### SUPPLIED MATERIAL
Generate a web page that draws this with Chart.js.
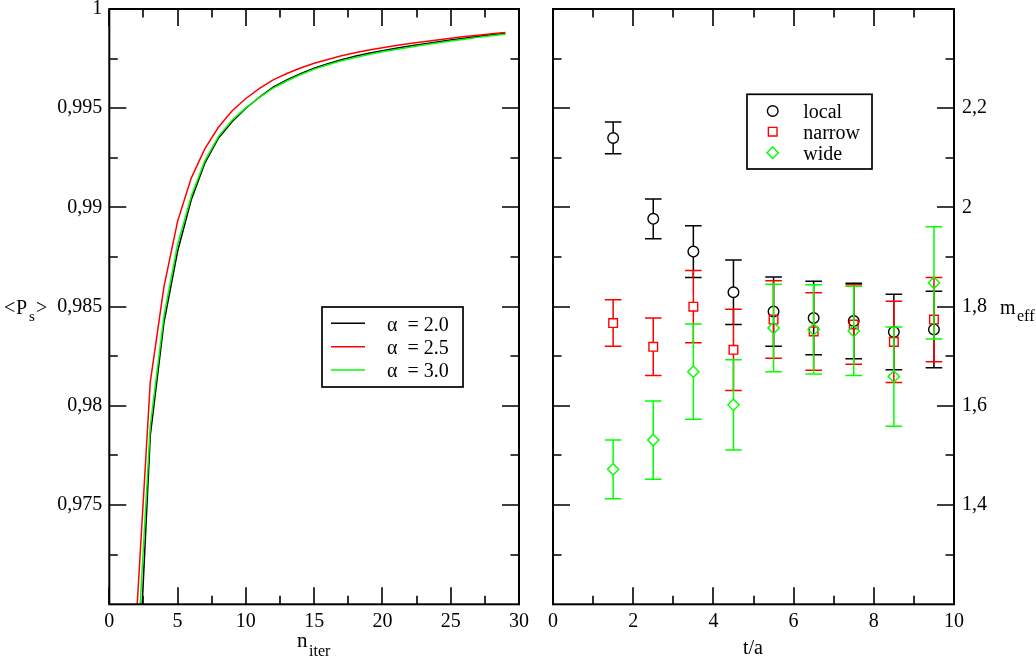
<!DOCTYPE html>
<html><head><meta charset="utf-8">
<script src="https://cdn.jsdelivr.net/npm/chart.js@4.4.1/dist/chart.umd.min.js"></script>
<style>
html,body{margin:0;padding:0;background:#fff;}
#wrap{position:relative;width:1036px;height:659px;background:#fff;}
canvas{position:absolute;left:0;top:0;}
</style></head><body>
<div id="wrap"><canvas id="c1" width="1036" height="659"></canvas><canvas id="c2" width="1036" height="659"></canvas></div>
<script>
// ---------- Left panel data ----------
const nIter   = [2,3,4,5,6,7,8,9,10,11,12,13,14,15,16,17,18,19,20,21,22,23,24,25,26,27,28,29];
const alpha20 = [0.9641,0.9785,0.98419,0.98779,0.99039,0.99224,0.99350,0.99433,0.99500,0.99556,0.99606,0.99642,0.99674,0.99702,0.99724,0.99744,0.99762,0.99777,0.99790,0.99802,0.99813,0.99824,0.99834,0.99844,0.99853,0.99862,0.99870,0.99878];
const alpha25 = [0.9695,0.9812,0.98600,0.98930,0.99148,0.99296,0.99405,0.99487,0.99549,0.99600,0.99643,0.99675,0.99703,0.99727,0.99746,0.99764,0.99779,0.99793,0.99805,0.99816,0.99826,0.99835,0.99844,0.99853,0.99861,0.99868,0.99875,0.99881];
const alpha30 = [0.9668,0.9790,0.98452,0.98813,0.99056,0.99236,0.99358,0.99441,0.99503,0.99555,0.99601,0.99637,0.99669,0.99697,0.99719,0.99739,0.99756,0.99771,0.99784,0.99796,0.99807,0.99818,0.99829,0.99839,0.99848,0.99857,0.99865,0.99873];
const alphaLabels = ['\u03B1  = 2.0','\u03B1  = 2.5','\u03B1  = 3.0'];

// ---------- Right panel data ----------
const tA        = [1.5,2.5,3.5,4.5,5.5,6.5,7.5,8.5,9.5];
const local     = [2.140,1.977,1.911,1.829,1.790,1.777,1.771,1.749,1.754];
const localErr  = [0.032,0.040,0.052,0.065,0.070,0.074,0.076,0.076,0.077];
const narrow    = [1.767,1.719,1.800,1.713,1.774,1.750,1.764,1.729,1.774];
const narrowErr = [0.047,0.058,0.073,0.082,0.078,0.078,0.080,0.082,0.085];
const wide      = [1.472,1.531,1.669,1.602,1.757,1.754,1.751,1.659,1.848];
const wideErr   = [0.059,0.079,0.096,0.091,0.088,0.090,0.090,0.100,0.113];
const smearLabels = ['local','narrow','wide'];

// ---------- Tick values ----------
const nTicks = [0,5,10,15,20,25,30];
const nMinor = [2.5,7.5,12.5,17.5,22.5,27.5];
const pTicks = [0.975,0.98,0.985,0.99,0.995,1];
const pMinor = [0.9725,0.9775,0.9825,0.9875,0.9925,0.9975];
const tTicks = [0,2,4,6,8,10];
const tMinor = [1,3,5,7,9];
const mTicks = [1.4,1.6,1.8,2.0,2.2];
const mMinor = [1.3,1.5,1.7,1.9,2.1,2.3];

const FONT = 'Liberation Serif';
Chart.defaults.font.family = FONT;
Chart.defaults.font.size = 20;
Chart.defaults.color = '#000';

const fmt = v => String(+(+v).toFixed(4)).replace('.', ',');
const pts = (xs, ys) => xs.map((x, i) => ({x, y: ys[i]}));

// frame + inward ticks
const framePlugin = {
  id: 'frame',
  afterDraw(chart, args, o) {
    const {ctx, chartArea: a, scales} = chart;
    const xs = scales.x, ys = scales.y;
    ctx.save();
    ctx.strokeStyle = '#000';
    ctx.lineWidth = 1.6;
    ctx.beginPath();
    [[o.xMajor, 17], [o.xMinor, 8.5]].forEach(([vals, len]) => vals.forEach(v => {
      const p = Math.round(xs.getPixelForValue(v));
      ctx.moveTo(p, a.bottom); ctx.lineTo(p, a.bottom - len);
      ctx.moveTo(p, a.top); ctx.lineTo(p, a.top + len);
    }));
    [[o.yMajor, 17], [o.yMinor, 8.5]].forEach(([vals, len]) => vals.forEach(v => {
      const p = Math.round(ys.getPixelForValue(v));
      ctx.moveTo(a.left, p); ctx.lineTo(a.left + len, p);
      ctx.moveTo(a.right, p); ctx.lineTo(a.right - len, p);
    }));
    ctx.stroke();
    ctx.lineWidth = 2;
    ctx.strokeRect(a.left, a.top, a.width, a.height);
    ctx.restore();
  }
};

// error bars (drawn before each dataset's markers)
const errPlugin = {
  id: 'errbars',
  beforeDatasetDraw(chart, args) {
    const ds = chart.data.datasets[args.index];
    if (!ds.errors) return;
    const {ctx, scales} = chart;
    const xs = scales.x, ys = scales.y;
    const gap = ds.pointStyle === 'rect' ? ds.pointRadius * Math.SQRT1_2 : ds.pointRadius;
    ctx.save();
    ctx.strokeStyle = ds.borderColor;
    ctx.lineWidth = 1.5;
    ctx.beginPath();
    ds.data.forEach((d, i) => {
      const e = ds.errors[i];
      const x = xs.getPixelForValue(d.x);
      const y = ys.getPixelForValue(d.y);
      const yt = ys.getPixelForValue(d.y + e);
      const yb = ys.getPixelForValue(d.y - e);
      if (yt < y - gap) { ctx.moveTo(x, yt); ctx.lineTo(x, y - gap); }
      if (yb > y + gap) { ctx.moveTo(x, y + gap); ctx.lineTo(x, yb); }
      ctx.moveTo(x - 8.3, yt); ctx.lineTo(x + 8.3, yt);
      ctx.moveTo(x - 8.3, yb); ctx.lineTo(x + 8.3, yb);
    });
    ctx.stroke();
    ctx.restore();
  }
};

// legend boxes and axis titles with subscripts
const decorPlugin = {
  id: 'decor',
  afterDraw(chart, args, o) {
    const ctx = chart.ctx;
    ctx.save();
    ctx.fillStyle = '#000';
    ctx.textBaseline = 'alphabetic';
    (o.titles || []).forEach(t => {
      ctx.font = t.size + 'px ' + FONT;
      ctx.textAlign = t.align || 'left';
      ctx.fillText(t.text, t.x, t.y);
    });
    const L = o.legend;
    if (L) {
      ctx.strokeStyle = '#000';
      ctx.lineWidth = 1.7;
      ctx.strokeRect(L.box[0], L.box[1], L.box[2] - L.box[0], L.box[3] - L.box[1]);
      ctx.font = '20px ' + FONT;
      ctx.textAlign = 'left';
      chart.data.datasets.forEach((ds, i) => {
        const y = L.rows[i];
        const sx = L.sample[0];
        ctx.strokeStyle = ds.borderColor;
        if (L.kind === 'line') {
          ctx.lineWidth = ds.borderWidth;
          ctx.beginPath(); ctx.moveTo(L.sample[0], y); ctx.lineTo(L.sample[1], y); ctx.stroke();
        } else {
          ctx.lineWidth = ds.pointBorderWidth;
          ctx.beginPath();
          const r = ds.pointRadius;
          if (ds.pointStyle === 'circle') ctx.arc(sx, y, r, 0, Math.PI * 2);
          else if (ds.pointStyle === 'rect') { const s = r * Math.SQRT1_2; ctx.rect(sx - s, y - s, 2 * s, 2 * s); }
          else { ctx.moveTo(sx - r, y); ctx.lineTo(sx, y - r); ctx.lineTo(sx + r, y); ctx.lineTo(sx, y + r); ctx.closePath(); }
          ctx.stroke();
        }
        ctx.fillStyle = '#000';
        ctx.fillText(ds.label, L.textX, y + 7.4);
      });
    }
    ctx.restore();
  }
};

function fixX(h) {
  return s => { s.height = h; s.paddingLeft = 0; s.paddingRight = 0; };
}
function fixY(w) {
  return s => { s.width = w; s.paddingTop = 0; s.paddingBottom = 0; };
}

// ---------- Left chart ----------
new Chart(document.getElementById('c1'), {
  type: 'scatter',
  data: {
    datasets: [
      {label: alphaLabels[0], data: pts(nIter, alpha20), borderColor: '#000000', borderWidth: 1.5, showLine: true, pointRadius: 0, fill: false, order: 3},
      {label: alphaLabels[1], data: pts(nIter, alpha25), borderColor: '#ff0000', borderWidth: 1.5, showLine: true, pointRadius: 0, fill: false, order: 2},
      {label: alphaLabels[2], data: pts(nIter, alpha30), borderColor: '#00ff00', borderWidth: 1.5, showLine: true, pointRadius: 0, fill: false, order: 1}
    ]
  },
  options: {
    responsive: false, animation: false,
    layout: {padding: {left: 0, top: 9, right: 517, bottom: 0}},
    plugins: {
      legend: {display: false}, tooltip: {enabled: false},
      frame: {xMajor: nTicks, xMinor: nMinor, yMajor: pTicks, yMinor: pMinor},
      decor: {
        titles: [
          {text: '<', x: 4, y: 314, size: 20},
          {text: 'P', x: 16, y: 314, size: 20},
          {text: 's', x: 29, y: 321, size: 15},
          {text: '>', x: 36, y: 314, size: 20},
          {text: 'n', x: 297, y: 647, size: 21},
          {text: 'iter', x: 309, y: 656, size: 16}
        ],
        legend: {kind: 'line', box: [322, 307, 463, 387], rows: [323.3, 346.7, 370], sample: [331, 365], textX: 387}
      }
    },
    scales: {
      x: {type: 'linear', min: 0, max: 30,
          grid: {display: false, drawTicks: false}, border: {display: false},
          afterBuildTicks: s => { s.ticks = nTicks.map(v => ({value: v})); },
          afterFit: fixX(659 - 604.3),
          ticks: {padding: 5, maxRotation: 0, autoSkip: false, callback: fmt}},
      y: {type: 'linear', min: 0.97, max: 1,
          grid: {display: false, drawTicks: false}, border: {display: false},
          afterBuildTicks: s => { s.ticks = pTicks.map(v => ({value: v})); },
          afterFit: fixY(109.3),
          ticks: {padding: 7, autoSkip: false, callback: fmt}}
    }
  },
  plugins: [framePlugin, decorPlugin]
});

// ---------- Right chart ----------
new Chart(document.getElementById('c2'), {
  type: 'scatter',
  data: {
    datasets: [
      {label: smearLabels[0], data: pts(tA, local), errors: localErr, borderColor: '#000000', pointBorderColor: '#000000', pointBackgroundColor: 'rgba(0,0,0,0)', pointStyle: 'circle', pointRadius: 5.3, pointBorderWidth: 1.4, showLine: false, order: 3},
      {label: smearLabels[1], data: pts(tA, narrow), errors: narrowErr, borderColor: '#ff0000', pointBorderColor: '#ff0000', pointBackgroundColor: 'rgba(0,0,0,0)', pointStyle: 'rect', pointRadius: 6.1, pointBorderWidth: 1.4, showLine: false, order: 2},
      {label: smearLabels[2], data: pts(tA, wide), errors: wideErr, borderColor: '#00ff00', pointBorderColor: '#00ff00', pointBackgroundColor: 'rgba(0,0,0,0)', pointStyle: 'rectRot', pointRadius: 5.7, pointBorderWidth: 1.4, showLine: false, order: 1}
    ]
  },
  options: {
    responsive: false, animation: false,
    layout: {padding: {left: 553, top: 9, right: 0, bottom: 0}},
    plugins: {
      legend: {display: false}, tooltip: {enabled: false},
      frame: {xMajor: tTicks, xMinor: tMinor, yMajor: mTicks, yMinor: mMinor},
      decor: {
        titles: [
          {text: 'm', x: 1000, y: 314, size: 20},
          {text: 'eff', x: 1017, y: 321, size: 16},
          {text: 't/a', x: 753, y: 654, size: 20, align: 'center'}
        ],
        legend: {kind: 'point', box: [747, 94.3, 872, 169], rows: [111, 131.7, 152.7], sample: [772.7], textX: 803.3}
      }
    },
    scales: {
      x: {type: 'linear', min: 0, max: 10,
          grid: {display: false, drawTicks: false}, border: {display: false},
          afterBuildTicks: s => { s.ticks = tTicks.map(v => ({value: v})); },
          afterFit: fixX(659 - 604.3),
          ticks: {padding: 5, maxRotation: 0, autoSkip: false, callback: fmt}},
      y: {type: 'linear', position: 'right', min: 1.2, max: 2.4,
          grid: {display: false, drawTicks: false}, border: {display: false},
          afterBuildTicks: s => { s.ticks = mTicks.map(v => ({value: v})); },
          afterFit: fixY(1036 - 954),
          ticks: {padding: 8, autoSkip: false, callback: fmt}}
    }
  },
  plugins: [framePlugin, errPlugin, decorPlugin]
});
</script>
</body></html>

### WHAT IS REQUIRED
Pull every line containing the word "with" out of the material and copy it.

### THE RESPONSE
Generate a web page that draws this with Chart.js.
// legend boxes and axis titles with subscripts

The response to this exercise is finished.